The Court reviewed some decisions of other circuits on this issue.  What was important to the Court was the idea that filing requirements for tax returns included “deadlines.”  And because the applicable filing requirements include filing deadlines, § 523(a)(*) plainly excluded late-filed Form 1040s from the definition of a return.  In other words, a delinquent Form 1040 did not constitute a “return” for the purposes of Section 523(a)(*).  An untimely filed tax form cannot constitute a “tax return” for the purposes of dischargeability in bankruptcy.  Why?  Because a due date is an applicable filing requirement.  Missing the due date means that a taxpayer has missed a filing requirement.  In sum, the Court stated:

Having considered and rejected the arguments advanced by Taxpayers and the Commissioner, we agree with the Fifth Circuit’s decision in McCoy that the plain and unambiguous language of § 523(a) excludes from the definition of “return” all late-filed tax forms, except those prepared with the assistance of the IRS under § 6020(a).

The ruling of the Court makes sense from a policy perspective as well.  If taxpayers simply file random forms out of time, without requesting extensions, then a burden would be placed on the IRS with regards to what is or is not a “return.”  The lesson here is clear, and has been said before:  always file your tax returns in a timely fashion, even if you cannot pay the tax.  Unexpected adverse consequences can happen when returns are not filed.

Read More:  Domestic Support And Child Support Obligations In Bankruptcy

A Lease Or A Secured Loan: Economic Realities Matter, Not Words

A common tactic of creditors in bankruptcy litigation is the attempt to characterize the nature of their debt in a way that is the most favorable for them.  It is almost a version of the philosopher Gottfried Leibniz’s old phrase “the best of all possible worlds”:  whatever characterization produces the most favorable outcome, that is generally what the creditor will choose.  We have seen, for example, loan contracts (drafted by creditors) that basically contain enough contract provisions that they can claim to be nearly anything:  a secured loans, a trust agreement, a purchase money security agreement, or a lease.

Such issues have arisen in the context of the issuance of money orders (a trust agreement or a security agreement?) by businesses or “floor plan” arrangements for used auto sales (is it a trust agreement or a secured loan?)  When such contracts are eventually brought before a court during litigation in an adversary proceeding or some other bankruptcy-related proceeding, a creditor may point to any number of various (and sometimes conflicting) contract provisions to try to claim that its debt is somehow “special.”

Not surprisingly, courts will often look past such verbiage to examine the actual nature of the transaction between the parties.  In bankruptcy court, it doesn’t matter what you call it, what matters is the underlying nature of the transaction.  This issue arose recently in a Kansas case in the context of a vehicle contract for the use of a debtor’s car.  The financing company claimed the arrangement was a lease.  The debtor (In Re James, case no. 12-23121, decided in the District of Kansas in November 2014) claimed the arrangement was a de facto secured loan.

Judge Robert Berger, who issued the decision, pointed to the Supreme Court case of Butner v.
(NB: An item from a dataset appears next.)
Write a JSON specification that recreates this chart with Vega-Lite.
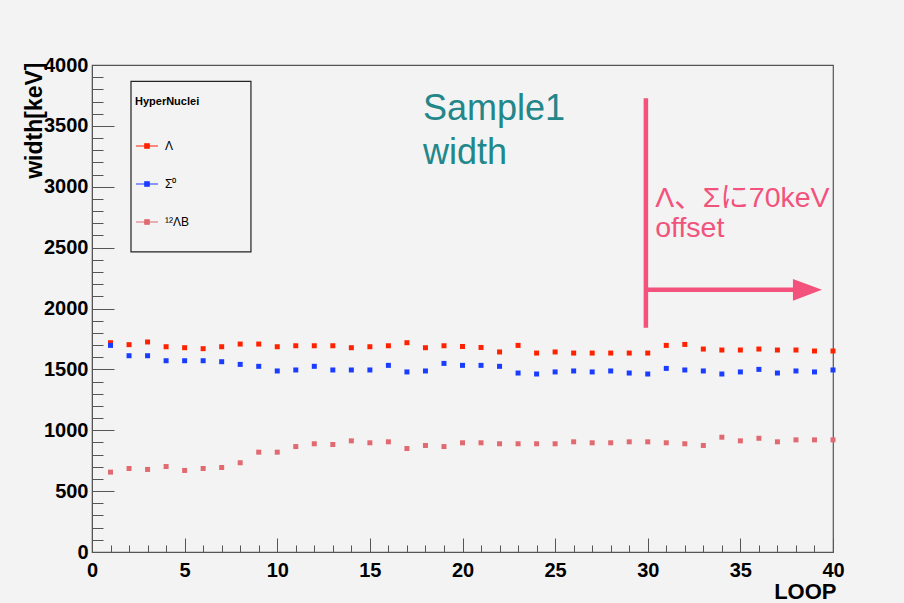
{
  "$schema": "https://vega.github.io/schema/vega-lite/v6.json",
  "width": 741,
  "height": 487,
  "autosize": {"type": "none"},
  "padding": {"left": 92, "top": 65, "right": 71, "bottom": 51},
  "background": "#f3f3f3",
  "config": {
    "view": {"stroke": "#555555", "strokeWidth": 1.2},
    "font": "Liberation Sans"
  },
  "layer": [
    {
      "data": {"values": [{}]},
      "mark": {"type": "rect", "fill": "#f3f3f3", "stroke": "#222222", "strokeWidth": 1.2},
      "encoding": {
        "x": {"datum": 2.105, "type": "quantitative", "scale": {"domain": [0, 40], "nice": false}},
        "x2": {"datum": 8.58},
        "y": {"datum": 3866, "type": "quantitative", "scale": {"domain": [0, 4000], "nice": false}},
        "y2": {"datum": 2465}
      }
    },
    {
      "data": {"values": [
        {"loop":1,"value":1719,"series":"Λ"},{"loop":2,"value":1703,"series":"Λ"},{"loop":3,"value":1725,"series":"Λ"},{"loop":4,"value":1686,"series":"Λ"},{"loop":5,"value":1678,"series":"Λ"},
        {"loop":6,"value":1670,"series":"Λ"},{"loop":7,"value":1686,"series":"Λ"},{"loop":8,"value":1708,"series":"Λ"},{"loop":9,"value":1708,"series":"Λ"},{"loop":10,"value":1686,"series":"Λ"},
        {"loop":11,"value":1694,"series":"Λ"},{"loop":12,"value":1694,"series":"Λ"},{"loop":13,"value":1694,"series":"Λ"},{"loop":14,"value":1678,"series":"Λ"},{"loop":15,"value":1686,"series":"Λ"},
        {"loop":16,"value":1694,"series":"Λ"},{"loop":17,"value":1719,"series":"Λ"},{"loop":18,"value":1678,"series":"Λ"},{"loop":19,"value":1694,"series":"Λ"},{"loop":20,"value":1688,"series":"Λ"},
        {"loop":21,"value":1680,"series":"Λ"},{"loop":22,"value":1643,"series":"Λ"},{"loop":23,"value":1697,"series":"Λ"},{"loop":24,"value":1634,"series":"Λ"},{"loop":25,"value":1643,"series":"Λ"},
        {"loop":26,"value":1634,"series":"Λ"},{"loop":27,"value":1634,"series":"Λ"},{"loop":28,"value":1634,"series":"Λ"},{"loop":29,"value":1634,"series":"Λ"},{"loop":30,"value":1634,"series":"Λ"},
        {"loop":31,"value":1697,"series":"Λ"},{"loop":32,"value":1705,"series":"Λ"},{"loop":33,"value":1667,"series":"Λ"},{"loop":34,"value":1659,"series":"Λ"},{"loop":35,"value":1659,"series":"Λ"},
        {"loop":36,"value":1667,"series":"Λ"},{"loop":37,"value":1659,"series":"Λ"},{"loop":38,"value":1659,"series":"Λ"},{"loop":39,"value":1651,"series":"Λ"},{"loop":40,"value":1651,"series":"Λ"},
        {"loop":1,"value":1697,"series":"Σ⁰"},{"loop":2,"value":1612,"series":"Σ⁰"},{"loop":3,"value":1612,"series":"Σ⁰"},{"loop":4,"value":1571,"series":"Σ⁰"},{"loop":5,"value":1571,"series":"Σ⁰"},
        {"loop":6,"value":1571,"series":"Σ⁰"},{"loop":7,"value":1563,"series":"Σ⁰"},{"loop":8,"value":1541,"series":"Σ⁰"},{"loop":9,"value":1525,"series":"Σ⁰"},{"loop":10,"value":1487,"series":"Σ⁰"},
        {"loop":11,"value":1495,"series":"Σ⁰"},{"loop":12,"value":1525,"series":"Σ⁰"},{"loop":13,"value":1495,"series":"Σ⁰"},{"loop":14,"value":1495,"series":"Σ⁰"},{"loop":15,"value":1495,"series":"Σ⁰"},
        {"loop":16,"value":1533,"series":"Σ⁰"},{"loop":17,"value":1479,"series":"Σ⁰"},{"loop":18,"value":1487,"series":"Σ⁰"},{"loop":19,"value":1549,"series":"Σ⁰"},{"loop":20,"value":1533,"series":"Σ⁰"},
        {"loop":21,"value":1533,"series":"Σ⁰"},{"loop":22,"value":1525,"series":"Σ⁰"},{"loop":23,"value":1470,"series":"Σ⁰"},{"loop":24,"value":1462,"series":"Σ⁰"},{"loop":25,"value":1479,"series":"Σ⁰"},
        {"loop":26,"value":1487,"series":"Σ⁰"},{"loop":27,"value":1479,"series":"Σ⁰"},{"loop":28,"value":1487,"series":"Σ⁰"},{"loop":29,"value":1470,"series":"Σ⁰"},{"loop":30,"value":1462,"series":"Σ⁰"},
        {"loop":31,"value":1508,"series":"Σ⁰"},{"loop":32,"value":1495,"series":"Σ⁰"},{"loop":33,"value":1487,"series":"Σ⁰"},{"loop":34,"value":1462,"series":"Σ⁰"},{"loop":35,"value":1479,"series":"Σ⁰"},
        {"loop":36,"value":1500,"series":"Σ⁰"},{"loop":37,"value":1470,"series":"Σ⁰"},{"loop":38,"value":1487,"series":"Σ⁰"},{"loop":39,"value":1479,"series":"Σ⁰"},{"loop":40,"value":1495,"series":"Σ⁰"},
        {"loop":1,"value":656,"series":"¹²ΛB"},{"loop":2,"value":686,"series":"¹²ΛB"},{"loop":3,"value":678,"series":"¹²ΛB"},{"loop":4,"value":702,"series":"¹²ΛB"},{"loop":5,"value":670,"series":"¹²ΛB"},
        {"loop":6,"value":686,"series":"¹²ΛB"},{"loop":7,"value":694,"series":"¹²ΛB"},{"loop":8,"value":733,"series":"¹²ΛB"},{"loop":9,"value":820,"series":"¹²ΛB"},{"loop":10,"value":820,"series":"¹²ΛB"},
        {"loop":11,"value":866,"series":"¹²ΛB"},{"loop":12,"value":889,"series":"¹²ΛB"},{"loop":13,"value":883,"series":"¹²ΛB"},{"loop":14,"value":913,"series":"¹²ΛB"},{"loop":15,"value":897,"series":"¹²ΛB"},
        {"loop":16,"value":905,"series":"¹²ΛB"},{"loop":17,"value":850,"series":"¹²ΛB"},{"loop":18,"value":875,"series":"¹²ΛB"},{"loop":19,"value":866,"series":"¹²ΛB"},{"loop":20,"value":897,"series":"¹²ΛB"},
        {"loop":21,"value":897,"series":"¹²ΛB"},{"loop":22,"value":889,"series":"¹²ΛB"},{"loop":23,"value":889,"series":"¹²ΛB"},{"loop":24,"value":889,"series":"¹²ΛB"},{"loop":25,"value":889,"series":"¹²ΛB"},
        {"loop":26,"value":905,"series":"¹²ΛB"},{"loop":27,"value":897,"series":"¹²ΛB"},{"loop":28,"value":897,"series":"¹²ΛB"},{"loop":29,"value":905,"series":"¹²ΛB"},{"loop":30,"value":905,"series":"¹²ΛB"},
        {"loop":31,"value":897,"series":"¹²ΛB"},{"loop":32,"value":889,"series":"¹²ΛB"},{"loop":33,"value":875,"series":"¹²ΛB"},{"loop":34,"value":943,"series":"¹²ΛB"},{"loop":35,"value":913,"series":"¹²ΛB"},
        {"loop":36,"value":934,"series":"¹²ΛB"},{"loop":37,"value":905,"series":"¹²ΛB"},{"loop":38,"value":921,"series":"¹²ΛB"},{"loop":39,"value":921,"series":"¹²ΛB"},{"loop":40,"value":921,"series":"¹²ΛB"}
      ]},
      "mark": {"type": "point", "shape": "square", "filled": true, "size": 25, "opacity": 1},
      "encoding": {
        "x": {
          "field": "loop", "type": "quantitative",
          "scale": {"domain": [0, 40], "nice": false},
          "axis": {
            "values": [0,1,2,3,4,5,6,7,8,9,10,11,12,13,14,15,16,17,18,19,20,21,22,23,24,25,26,27,28,29,30,31,32,33,34,35,36,37,38,39,40],
            "tickCount": 41,
            "labelOverlap": false,
            "tickSize": {"condition": {"test": "datum.value % 5 === 0", "value": -14}, "value": -7},
            "tickColor": "#555555",
            "domainColor": "#555555",
            "grid": false,
            "labelExpr": "datum.value % 5 === 0 ? datum.label : ''",
            "labelPadding": 22,
            "labelFlush": false,
            "labelFont": "Liberation Sans",
            "labelFontSize": 20,
            "labelFontWeight": "bold",
            "labelColor": "#000000",
            "title": "LOOP",
            "titleFont": "Liberation Sans",
            "titleFontSize": 22,
            "titleFontWeight": "bold",
            "titleColor": "#000000",
            "titleAlign": "right",
            "titleBaseline": "alphabetic",
            "titleAnchor": "end",
            "titleX": 744,
            "titleY": 46
          }
        },
        "y": {
          "field": "value", "type": "quantitative",
          "scale": {"domain": [0, 4000], "nice": false},
          "axis": {
            "values": [0,100,200,300,400,500,600,700,800,900,1000,1100,1200,1300,1400,1500,1600,1700,1800,1900,2000,2100,2200,2300,2400,2500,2600,2700,2800,2900,3000,3100,3200,3300,3400,3500,3600,3700,3800,3900,4000],
            "tickCount": 41,
            "labelOverlap": false,
            "tickSize": {"condition": {"test": "datum.value % 500 === 0", "value": -22}, "value": -11},
            "tickColor": "#555555",
            "domainColor": "#555555",
            "grid": false,
            "labelExpr": "datum.value % 500 === 0 ? '' + datum.value : ''",
            "labelPadding": 26,
            "labelFlush": false,
            "labelFont": "Liberation Sans",
            "labelFontSize": 20,
            "labelFontWeight": "bold",
            "labelColor": "#000000",
            "title": "width[keV]",
            "titleFont": "Liberation Sans",
            "titleFontSize": 23,
            "titleFontWeight": "bold",
            "titleColor": "#000000",
            "titleAngle": 270,
            "titleAlign": "right",
            "titleBaseline": "alphabetic",
            "titleX": -51,
            "titleY": -3
          }
        },
        "color": {
          "field": "series", "type": "nominal",
          "scale": {"domain": ["Λ", "Σ⁰", "¹²ΛB"], "range": ["#ff2200", "#1a3cff", "#e06a70"]},
          "legend": {
            "title": "HyperNuclei",
            "orient": "none",
            "legendX": 43,
            "legendY": 31,
            "padding": 0,
            "titleFont": "Liberation Sans",
            "titleFontSize": 11,
            "titleFontWeight": "bold",
            "titleColor": "#000000",
            "titleBaseline": "top",
            "titlePadding": 27,
            "labelFont": "Liberation Sans",
            "labelFontSize": 12,
            "labelColor": "#000000",
            "labelOffset": 6,
            "rowPadding": 20,
            "symbolType": "M-1,0H1M-0.2,-0.2H0.2V0.2H-0.2Z",
            "symbolSize": 484,
            "symbolStrokeWidth": 1.2,
            "symbolOpacity": 1,
            "encode": {
              "symbols": {
                "update": {
                  "stroke": {"scale": "color", "field": "value"},
                  "strokeWidth": {"value": 1.2}
                }
              }
            }
          }
        }
      }
    },
    {
      "data": {"values": [{}]},
      "mark": {"type": "rule", "color": "#f2527c", "strokeWidth": 4.5},
      "encoding": {
        "x": {"datum": 29.9, "type": "quantitative"},
        "y": {"datum": 1842, "type": "quantitative"},
        "y2": {"datum": 3727}
      }
    },
    {
      "data": {"values": [{}]},
      "mark": {"type": "rule", "color": "#f2527c", "strokeWidth": 4.5},
      "encoding": {
        "x": {"datum": 29.9, "type": "quantitative"},
        "x2": {"datum": 37.95},
        "y": {"datum": 2153, "type": "quantitative"}
      }
    },
    {
      "data": {"values": [{}]},
      "mark": {"type": "point", "shape": "M-1,-0.75L1,0L-1,0.75Z", "filled": true, "size": 841, "color": "#f2527c", "opacity": 1},
      "encoding": {
        "x": {"datum": 38.62, "type": "quantitative"},
        "y": {"datum": 2153, "type": "quantitative"}
      }
    },
    {
      "data": {"values": [{}]},
      "mark": {"type": "text", "text": ["Sample1", "width"], "align": "left", "baseline": "alphabetic", "font": "Liberation Sans", "fontSize": 36, "lineHeight": 44, "color": "#23878a"},
      "encoding": {
        "x": {"datum": 17.87, "type": "quantitative"},
        "y": {"datum": 3547, "type": "quantitative"}
      }
    },
    {
      "data": {"values": [{}]},
      "mark": {"type": "text", "text": ["Λ、Σに70keV", "offset"], "align": "left", "baseline": "alphabetic", "font": "Liberation Sans, Noto Sans CJK JP", "fontSize": 28.5, "lineHeight": 30, "color": "#f2527c"},
      "encoding": {
        "x": {"datum": 30.4, "type": "quantitative"},
        "y": {"datum": 2834, "type": "quantitative"}
      }
    }
  ]
}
United States, 440 U.S. 48, 54-55 (1979) for the proposition that property right questions must generally focus on state law.  Following this logic, the Court focused on K.S.A. §84-1-103, which holds that the economic realities of a transaction must be the primary factors in interpreting its essence.  In other words, it doesn’t matter what a party calls something; what matters is the actual nature of the transaction (the “economic realities”) that matters.  Looking at the fine print of the contract, the Court noted that the “lease” agreement actually gave the debtors the option to become the owners of the goods for no additional consideration.

In addition, the vehicle contract did not give the debtors the option to terminate it, which is supposed to be one of the main features of a true “lease.”  Actually, there was a “cancellation” provision in the contract, but it required the debtors to pay the remaining balance due.  For this reason, the cancellation provision was a creditor ruse.  “Early termination” of the lease was an illusion.  Because the so-called “lease” gave the debtors no rational option but to continue making payments until completion of the contract, it was not a true “lease.”  The Court found it to be a security interest, and would treat it as such within the debtor’s Chapter 13 plan. Although the car loan could not be crammed down, the terms of the contract could still be modified somewhat in the Chapter 13 plan (interest rate lowered, different payment terms, etc.).

The James decision highlights a tactic frequently used by creditors:  fill a contract with fine print that has features of nearly any scenario that might arise.  As stated above, we have seen creditors attempt to characterize ordinary, garden-variety commercial loans as priority trust agreements (deserving special treatment), as statutory trusts, as security agreements, as leases, or as other things.  The tactic is also used frequently by payday loan establishments in possession of debtors’ checks.

It is becoming more and more common for large institutional creditors to take advantage of their size and unequal bargaining power to compel debtors to sign agreements that may not be what they appear to be.  The practice also is found in business situations and commercial loans.  Fortunately, the rule here is clear:  it doesn’t matter what a creditor says a contract is; what matters is what the economic realities of the transaction are.  If you have been saddled with a contract or agreement that a creditor claims to be one thing or another, it is critical to get independent legal advice.  Very often, you may have more rights than you think you have.